Tuesday, April 2, 2013

Pale Fire: Fantastic Story, Strange Metafiction, or Ravings of a Madman?

Pale Fire has many similar elements from Tristram Shandy, but takes these elements to a whole new level of mind-numbing. As discussed in class, there is virtually an infinite number of ways to approach this work, which plays very conveniently into the critical essays from Falling Into Theory. No one person's path through Pale Fire has more credence than another person's, and each path reveals something different about the work, like using different types of light to bring out different qualities of an object. In my case, I for the most part read Pale Fire linearly, though as Kinbote's rantings wore on into the fourth Canto, I tried reading it backwards to see if it would make a difference. It did not.

At any rate, Pale Fire, at least in a single reading, seems best absorbed with the same awareness as Tristram Shandy. One must not fall into the trap of becoming a reader within the world of Pale Fire, but must instead act as a reader within the real world, the world of Vladimir Nabokov and not Charles Kinbote. From the perspective of a reader within Pale Fire, the entire work is a crudely Frankensteined being: two different creatures, one an eloquent poem, the other an obscenely bloated commentary, surgically attached to one another at the hip.
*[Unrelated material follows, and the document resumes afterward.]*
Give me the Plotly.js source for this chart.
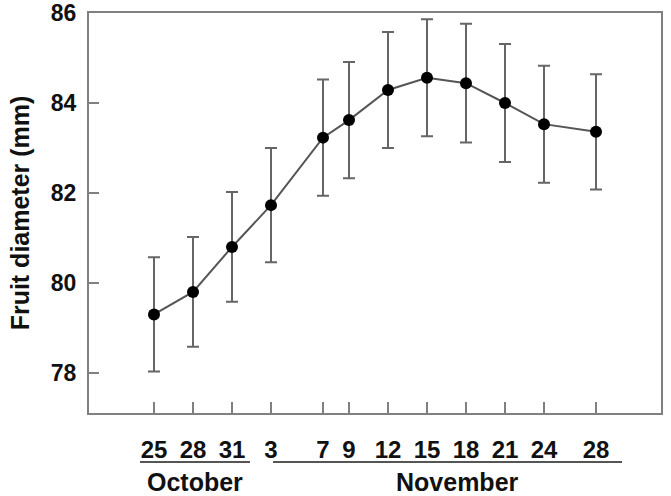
<!DOCTYPE html>
<html>
<head>
<meta charset="utf-8">
<script src="https://cdn.plot.ly/plotly-3.0.1.min.js"></script>
<style>html,body{margin:0;padding:0;background:#fff;}#chart{width:671px;height:496px;}</style>
</head>
<body>
<div id="chart"></div>
<script>
// Sampling dates (year arbitrary)
const sampleDates = ['2000-10-25','2000-10-28','2000-10-31','2000-11-03','2000-11-07','2000-11-09',
                     '2000-11-12','2000-11-15','2000-11-18','2000-11-21','2000-11-24','2000-11-28'];
const dayLabels = ['25','28','31','3','7','9','12','15','18','21','24','28'];
// Fruit diameter (mm), mean and error
const fruitDiameter = [79.30, 79.80, 80.80, 81.73, 83.23, 83.62, 84.29, 84.56, 84.44, 84.00, 83.53, 83.36];
const diameterError = [1.27, 1.22, 1.22, 1.27, 1.29, 1.29, 1.29, 1.30, 1.32, 1.31, 1.30, 1.28];
const yTicks = [78, 80, 82, 84, 86];
const monthLabels = ['October', 'November'];

const FONT = 'Liberation Sans, Arial, Helvetica, sans-serif';

const trace = {
  x: sampleDates,
  y: fruitDiameter,
  type: 'scatter',
  mode: 'lines+markers',
  line: {color: '#555555', width: 2},
  marker: {color: '#000000', size: 12},
  error_y: {type: 'data', array: diameterError, visible: true, color: '#666666', thickness: 2, width: 6},
  hoverinfo: 'x+y'
};

const layout = {
  width: 671, height: 496,
  margin: {l: 89, r: 10, t: 13, b: 83},
  paper_bgcolor: '#ffffff', plot_bgcolor: '#ffffff',
  showlegend: false,
  font: {family: FONT, color: '#111111'},
  xaxis: {
    type: 'date',
    range: ['2000-10-20', '2000-12-03'],
    tickmode: 'array', tickvals: sampleDates, ticktext: dayLabels,
    ticks: 'inside', ticklen: 11, tickwidth: 2, tickcolor: '#808080',
    showline: true, linecolor: '#808080', linewidth: 2, mirror: true,
    showgrid: false, zeroline: false,
    tickfont: {family: FONT, size: 24, color: '#111111', weight: 'bold'},
    ticklabelstandoff: 14
  },
  yaxis: {
    range: [77.11, 86],
    tickmode: 'array', tickvals: yTicks, ticktext: yTicks.map(String),
    ticks: 'inside', ticklen: 10, tickwidth: 2, tickcolor: '#808080',
    showline: true, linecolor: '#808080', linewidth: 2, mirror: true,
    showgrid: false, zeroline: false,
    tickfont: {family: FONT, size: 23, color: '#111111', weight: 'bold'},
    ticklabelstandoff: 6,
    title: {text: 'Fruit diameter (mm)', font: {family: FONT, size: 25, color: '#111111', weight: 'bold'}, standoff: 14}
  },
  shapes: [
    {type: 'line', xref: 'paper', yref: 'paper', x0: 0.0892, x1: 0.2815, y0: -0.1225, y1: -0.1225, line: {color: '#555555', width: 2}},
    {type: 'line', xref: 'paper', yref: 'paper', x0: 0.3217, x1: 0.9318, y0: -0.1225, y1: -0.1225, line: {color: '#555555', width: 2}}
  ],
  annotations: [
    {text: monthLabels[0], xref: 'paper', yref: 'paper', x: 0.1853, y: -0.172, xanchor: 'center', yanchor: 'middle', showarrow: false,
     font: {family: FONT, size: 25, color: '#111111', weight: 'bold'}},
    {text: monthLabels[1], xref: 'paper', yref: 'paper', x: 0.6451, y: -0.172, xanchor: 'center', yanchor: 'middle', showarrow: false,
     font: {family: FONT, size: 25, color: '#111111', weight: 'bold'}}
  ]
};

Plotly.newPlot('chart', [trace], layout, {displayModeBar: false, staticPlot: true});
</script>
</body>
</html>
As Jennifer mentioned in her post, the actual poem of Pale Fire is a remarkable work itself, with plenty of depth and revelations that are uncovered with each reading. The problems begin when we move into Kinbote's commentary. The commentary sometimes does give behind the scenes insight and opinion on various lines of the poem, but for the most part one can go through all 230-something pages of it without having to read the poem at all. Kinbote goes into excruciating detail in his many anecdotes about the King of Zembla, his conversations with John Shade, and the assassin Gradus who bumbles his way into accidentally killing Shade. These have very little, if any, relevance or importance to the poem itself. Had I read this as someone within the world of Pale Fire, this work would have been a terrible constructed read, because that is exactly what it is within the world of Pale Fire. Charles Kinbote has taken Shade's poem and tried to claim it for his own, adding 230 pages of meaningless commentary to a poem that he himself has made all kinds of alterations to. Many times throughout the commentary we discover that Kinbote has dramatically altered various lines of the poem, which makes me ask, if the Pale Fire we read is not truly John Shade's work, is it still a great work? The answer is yes, but only if you read it as a reader in the world of Nabokov, aka the real world.

As a more detached reader, you go from asking questions like "Why is Kinbote such an arrogant jerk? What is the deal with the commentary?" to questions like "Who is really narrating the story? The King of Zembla or a madman who thinks he is the King?" You perceive Pale Fire not as a well written poem with an overblown commentary attached to it, but as a puzzle box. The kind of box you must think outside of.